* **WHAT IS REQUIRED**
Write out the listing, please, but only from its first line through the line containing "mi_out = [[], [], [], [], [], [4.29], [1.84]]", exactly as given and without pictures.

* **DATA SEGMENT**
+-------+

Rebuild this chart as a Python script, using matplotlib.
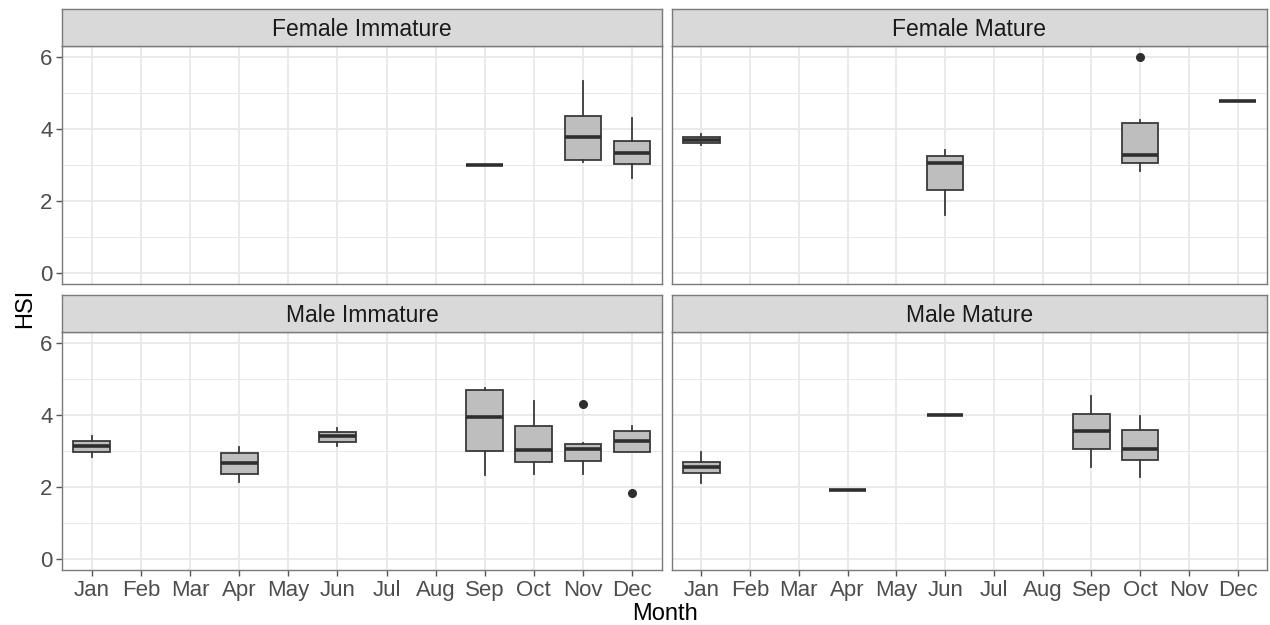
import matplotlib
matplotlib.use("Agg")
import matplotlib.pyplot as plt

plt.rcParams['font.family'] = ['Liberation Sans', 'DejaVu Sans']

months = ["Jan", "Feb", "Mar", "Apr", "May", "Jun",
          "Jul", "Aug", "Sep", "Oct", "Nov", "Dec"]

# Female Immature
fi_months = ["Sep", "Nov", "Dec"]
fi_low = [3.00, 3.10, 2.64]
fi_q1 = [3.00, 3.15, 3.02]
fi_med = [3.00, 3.78, 3.35]
fi_q3 = [3.00, 4.36, 3.67]
fi_high = [3.00, 5.33, 4.31]
fi_out = [[], [], []]

# Female Mature
fm_months = ["Jan", "Jun", "Oct", "Dec"]
fm_low = [3.55, 1.63, 2.85, 4.77]
fm_q1 = [3.62, 2.32, 3.07, 4.77]
fm_med = [3.70, 3.06, 3.27, 4.77]
fm_q3 = [3.79, 3.24, 4.17, 4.77]
fm_high = [3.86, 3.41, 4.25, 4.77]
fm_out = [[], [], [5.99], []]

# Male Immature
mi_months = ["Jan", "Apr", "Jun", "Sep", "Oct", "Nov", "Dec"]
mi_low = [2.82, 2.14, 3.13, 2.34, 2.37, 2.35, 2.97]
mi_q1 = [2.96, 2.35, 3.25, 2.99, 2.68, 2.72, 2.97]
mi_med = [3.13, 2.66, 3.41, 3.95, 3.02, 3.06, 3.26]
mi_q3 = [3.28, 2.94, 3.52, 4.69, 3.70, 3.19, 3.56]
mi_high = [3.40, 3.11, 3.63, 4.73, 4.38, 3.21, 3.69]
mi_out = [[], [], [], [], [], [4.29], [1.84]]

# Male Mature
mm_months = ["Jan", "Apr", "Jun", "Sep", "Oct"]
mm_low = [2.11, 1.92, 3.98, 2.55, 2.27]
mm_q1 = [2.38, 1.92, 3.98, 3.04, 2.74]
mm_med = [2.54, 1.92, 3.98, 3.54, 3.04]
mm_q3 = [2.68, 1.92, 3.98, 4.03, 3.59]
mm_high = [2.97, 1.92, 3.98, 4.51, 3.97]
mm_out = [[], [], [], [], []]

panels = [
    ("Female Immature", fi_months, fi_low, fi_q1, fi_med, fi_q3, fi_high, fi_out),
    ("Female Mature", fm_months, fm_low, fm_q1, fm_med, fm_q3, fm_high, fm_out),
    ("Male Immature", mi_months, mi_low, mi_q1, mi_med, mi_q3, mi_high, mi_out),
    ("Male Mature", mm_months, mm_low, mm_q1, mm_med, mm_q3, mm_high, mm_out),
]

W, H = 1270, 625
fig = plt.figure(figsize=(W / 100, H / 100), dpi=100)

col_x = [(62.4, 661.5), (672.0, 1267.0)]
row_y = [(46.0, 284.3, 9.3), (331.7, 570.0, 294.7)]  # plot top, plot bottom, strip top

border = "#7a7a7a"
grid_c = "#e8e8e8"
box_edge = "#3a3a3a"
box_fill = "#bebebe"
tick_c = "#4d4d4d"

for i, (title, pm, lo, q1, med, q3, hi, out) in enumerate(panels):
    r, c = divmod(i, 2)
    x0, x1 = col_x[c]
    yt, yb, ys = row_y[r]
    ax = fig.add_axes([x0 / W, 1 - yb / H, (x1 - x0) / W, (yb - yt) / H])
    sax = fig.add_axes([x0 / W, 1 - yt / H, (x1 - x0) / W, (yt - ys) / H])

    stats = []
    pos = []
    for j, m in enumerate(pm):
        stats.append(dict(whislo=lo[j], q1=q1[j], med=med[j], q3=q3[j],
                          whishi=hi[j], fliers=out[j]))
        pos.append(months.index(m) + 1)

    ax.bxp(stats, positions=pos, widths=0.75, patch_artist=True,
           showcaps=False, manage_ticks=False,
           boxprops=dict(facecolor=box_fill, edgecolor=box_edge, linewidth=1.3),
           whiskerprops=dict(color=box_edge, linewidth=1.3),
           medianprops=dict(color="#2e2e2e", linewidth=2.6, solid_capstyle="butt"),
           flierprops=dict(marker="o", markerfacecolor="#2e2e2e",
                           markeredgecolor="#2e2e2e", markersize=5.5))

    ax.set_xlim(0.4, 12.6)
    ax.set_ylim(-0.3, 6.3)
    ax.set_xticks(range(1, 13))
    ax.set_yticks([0, 2, 4, 6])
    ax.set_yticks([1, 3, 5], minor=True)
    ax.grid(True, which="major", color=grid_c, linewidth=1.3, zorder=0)
    ax.grid(True, which="minor", axis="y", color=grid_c, linewidth=0.7, zorder=0)
    ax.set_axisbelow(True)
    ax.tick_params(which="minor", length=0)
    ax.tick_params(which="major", length=4, width=1.0, color="#555555",
                   labelcolor=tick_c, labelsize=16, pad=3)
    if r == 1:
        ax.set_xticklabels(months)
    else:
        ax.set_xticklabels([])
        ax.tick_params(axis="x", length=0)
    if c == 0:
        ax.set_yticklabels(["0", "2", "4", "6"])
    else:
        ax.set_yticklabels([])
        ax.tick_params(axis="y", length=0)
    for s in ax.spines.values():
        s.set_color(border)
        s.set_linewidth(1.0)

    sax.set_xticks([])
    sax.set_yticks([])
    sax.set_facecolor("#d9d9d9")
    for s in sax.spines.values():
        s.set_color(border)
        s.set_linewidth(1.0)
    sax.text(0.5, 0.44, title, ha="center", va="center", fontsize=16.5,
             color="#1a1a1a", transform=sax.transAxes)

fig.text(25 / W, 1 - 308 / H, "HSI", rotation=90, ha="center", va="center",
         fontsize=17, color="black")
fig.text(664.7 / W, 1 - 614 / H, "Month", ha="center", va="center",
         fontsize=17, color="black")

fig.savefig("out.png", dpi=100, facecolor="white")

+-------+

* **RESPONSE**
Rebuild this chart as a Python script, using matplotlib.
import matplotlib
matplotlib.use("Agg")
import matplotlib.pyplot as plt

plt.rcParams['font.family'] = ['Liberation Sans', 'DejaVu Sans']

months = ["Jan", "Feb", "Mar", "Apr", "May", "Jun",
          "Jul", "Aug", "Sep", "Oct", "Nov", "Dec"]

# Female Immature
fi_months = ["Sep", "Nov", "Dec"]
fi_low = [3.00, 3.10, 2.64]
fi_q1 = [3.00, 3.15, 3.02]
fi_med = [3.00, 3.78, 3.35]
fi_q3 = [3.00, 4.36, 3.67]
fi_high = [3.00, 5.33, 4.31]
fi_out = [[], [], []]

# Female Mature
fm_months = ["Jan", "Jun", "Oct", "Dec"]
fm_low = [3.55, 1.63, 2.85, 4.77]
fm_q1 = [3.62, 2.32, 3.07, 4.77]
fm_med = [3.70, 3.06, 3.27, 4.77]
fm_q3 = [3.79, 3.24, 4.17, 4.77]
fm_high = [3.86, 3.41, 4.25, 4.77]
fm_out = [[], [], [5.99], []]

# Male Immature
mi_months = ["Jan", "Apr", "Jun", "Sep", "Oct", "Nov", "Dec"]
mi_low = [2.82, 2.14, 3.13, 2.34, 2.37, 2.35, 2.97]
mi_q1 = [2.96, 2.35, 3.25, 2.99, 2.68, 2.72, 2.97]
mi_med = [3.13, 2.66, 3.41, 3.95, 3.02, 3.06, 3.26]
mi_q3 = [3.28, 2.94, 3.52, 4.69, 3.70, 3.19, 3.56]
mi_high = [3.40, 3.11, 3.63, 4.73, 4.38, 3.21, 3.69]
mi_out = [[], [], [], [], [], [4.29], [1.84]]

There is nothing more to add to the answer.